Frequently Asked Questions
Can I make money using just AI predictions? Possibly, but it's difficult. The models need to find genuine edges in the market. Most edge is small, requiring large bet volumes. Even with 55% accuracy, transaction costs might eliminate profit unless you're betting at scale.
Should I trust a human tipster over my AI model? Depends on the situation. For routine matches in major leagues with good data and no surprising news, trust the model. For matches with significant news, injuries to key players, or unusual circumstances, weight human judgment heavily.
Why are some AI models worse than simple human heuristics? Usually because the model is overfit or poorly calibrated. A simple rule like "back home teams in the Premier League" is hard to beat because it's based on genuine statistical edge. Poorly designed complex models underperform simple rules because they've overfit to historical quirks.
Can I use multiple AI models and average them?
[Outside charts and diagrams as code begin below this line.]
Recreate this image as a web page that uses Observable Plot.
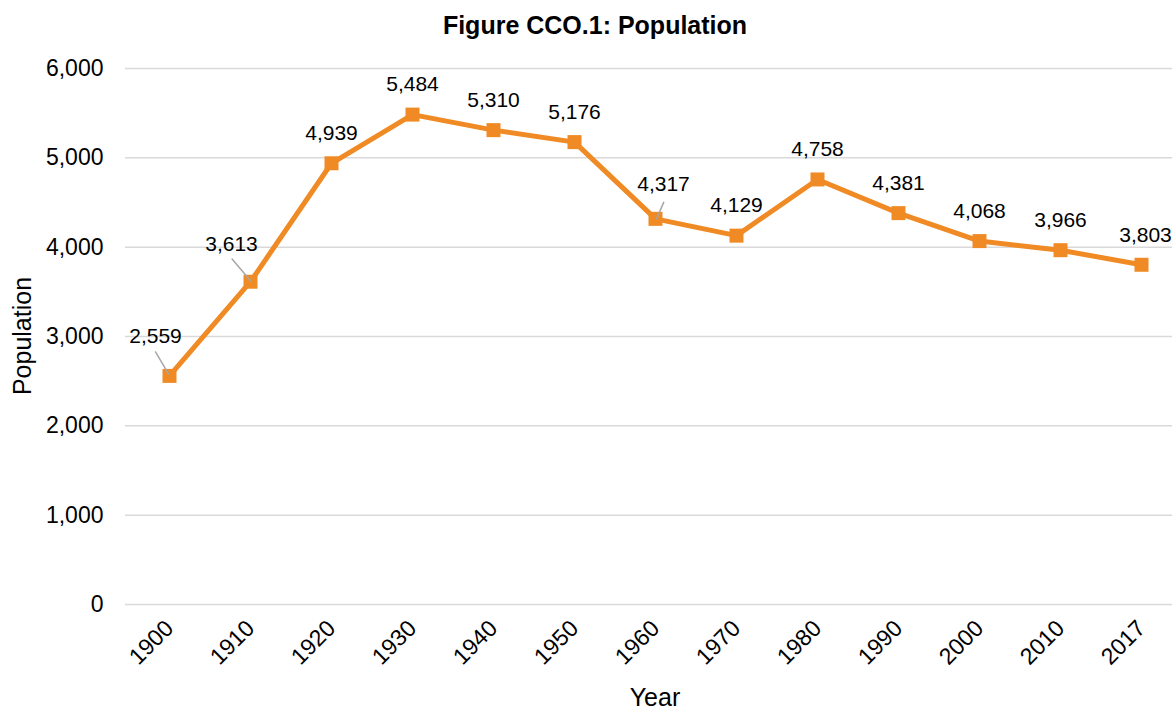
<!DOCTYPE html>
<html>
<head>
<meta charset="utf-8">
<script src="https://cdn.jsdelivr.net/npm/d3@7"></script>
<script src="https://cdn.jsdelivr.net/npm/@observablehq/plot@0.6"></script>
<style>
  html, body { margin: 0; padding: 0; background: #fff; }
  body { width: 1172px; height: 709px; position: relative; overflow: hidden; font-family: "Liberation Sans", Arial, sans-serif; }
  #title { position: absolute; top: 11px; left: 0; width: 1190px; text-align: center; font-weight: bold; font-size: 25px; line-height: 28px; color: #000; }
  #ylab { position: absolute; left: 22px; top: 336px; transform: translate(-50%, -50%) rotate(-90deg); font-size: 25px; white-space: nowrap; color: #000; }
  #xlab { position: absolute; left: 655px; top: 697px; transform: translate(-50%, -50%); font-size: 25px; white-space: nowrap; color: #000; }
  #chart { position: absolute; left: 0; top: 0; }
</style>
</head>
<body>
<div id="chart"></div>
<div id="title">Figure CCO.1: Population</div>
<div id="ylab">Population</div>
<div id="xlab">Year</div>
<script>
// ---- data ----
const years = ["1900", "1910", "1920", "1930", "1940", "1950", "1960", "1970", "1980", "1990", "2000", "2010", "2017"];
const population = [2559, 3613, 4939, 5484, 5310, 5176, 4317, 4129, 4758, 4381, 4068, 3966, 3803];
const yTicks = [0, 1000, 2000, 3000, 4000, 5000, 6000];

const data = years.map((year, i) => ({year, value: population[i]}));

// ---- styling ----
const ORANGE = "#F08A24";
const fmt = d3.format(",");
// label nudges (pixels) for labels that are displaced in the original
const labelNudge = {"1900": [-14, -40], "1910": [-19, -37], "1960": [8, -35], "2017": [4, -29]};
const defaultNudge = [0, -30];
// leader lines: [dx, dy, length, rotate]
const leaders = {"1900": [-1, -2, 25.5, -30.6], "1910": [0, -1, 28.5, -40.3], "1960": [1, 0, 18, 23.7]};
const lineShape = {draw(context, l) { context.moveTo(0, 0); context.lineTo(0, -l); }};

const labelMarks = [];
const defaultData = data.filter(d => !(d.year in labelNudge));
labelMarks.push(Plot.text(defaultData, {x: "year", y: "value", text: d => fmt(d.value), dx: defaultNudge[0], dy: defaultNudge[1], fontSize: 21, fill: "#000"}));
for (const [yr, [dx, dy]] of Object.entries(labelNudge)) {
  labelMarks.push(Plot.text(data.filter(d => d.year === yr), {x: "year", y: "value", text: d => fmt(d.value), dx, dy, fontSize: 21, fill: "#000"}));
}
const leaderMarks = Object.entries(leaders).map(([yr, [dx, dy, len, rot]]) =>
  Plot.vector(data.filter(d => d.year === yr), {x: "year", y: "value", dx, dy, length: len, rotate: rot, anchor: "start", shape: lineShape, stroke: "#a6a6a6", strokeWidth: 1.5})
);

const chart = Plot.plot({
  width: 1172,
  height: 709,
  marginLeft: 125,
  marginRight: 0,
  marginTop: 68,
  marginBottom: 105,
  style: {fontFamily: "'Liberation Sans', Arial, sans-serif", fontSize: "20px", color: "#000", background: "#fff", overflow: "visible"},
  x: {type: "point", domain: years, range: [166, 1144], padding: 0, label: null},
  y: {domain: [0, 6000], label: null},
  marks: [
    Plot.ruleY(yTicks, {stroke: "#d9d9d9", strokeWidth: 1.5}),
    Plot.axisY({ticks: yTicks, tickFormat: fmt, tickSize: 0, tickPadding: 22, fontSize: 23, label: null}),
    Plot.axisX({tickSize: 0, tickRotate: -45, tickPadding: 20, fontSize: 23, label: null}),
    Plot.line(data, {x: "year", y: "value", stroke: ORANGE, strokeWidth: 5, strokeLinejoin: "miter"}),
    Plot.dot(data, {x: "year", y: "value", symbol: "square", r: 7.9, fill: ORANGE, stroke: null}),
    ...leaderMarks,
    ...labelMarks
  ]
});
document.getElementById("chart").appendChild(chart);
</script>
</body>
</html>
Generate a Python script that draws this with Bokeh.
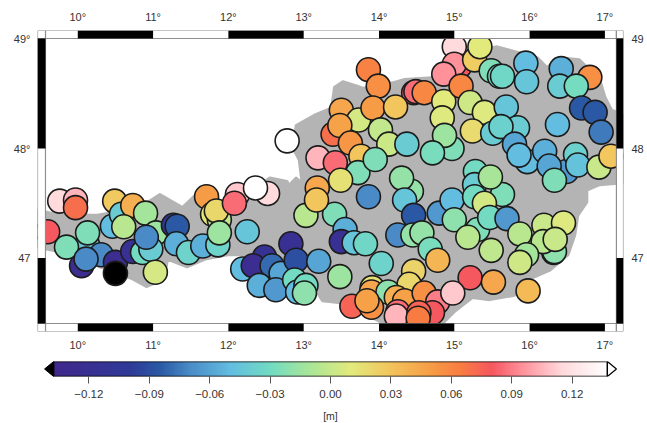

Yes, ensemble approaches combining multiple models often outperform individual models. Ensure the models are meaningfully different though. Averaging five nearly identical models adds little value.
How do I know if my AI model is better than human experts? Backtest both approaches on the same historical matches. Measure accuracy and profitability (accounting for actual odds). Run for at least 500 matches to ensure statistical significance. Be aware of selection bias in both cases.
Should I update my model when a human expert disagrees? Investigate the disagreement first. Is the human right and the model missing something? Is the human experiencing confirmation bias? Is the model correctly identifying an edge the human is anchored against? Make updates based on evidence, not just disagreement.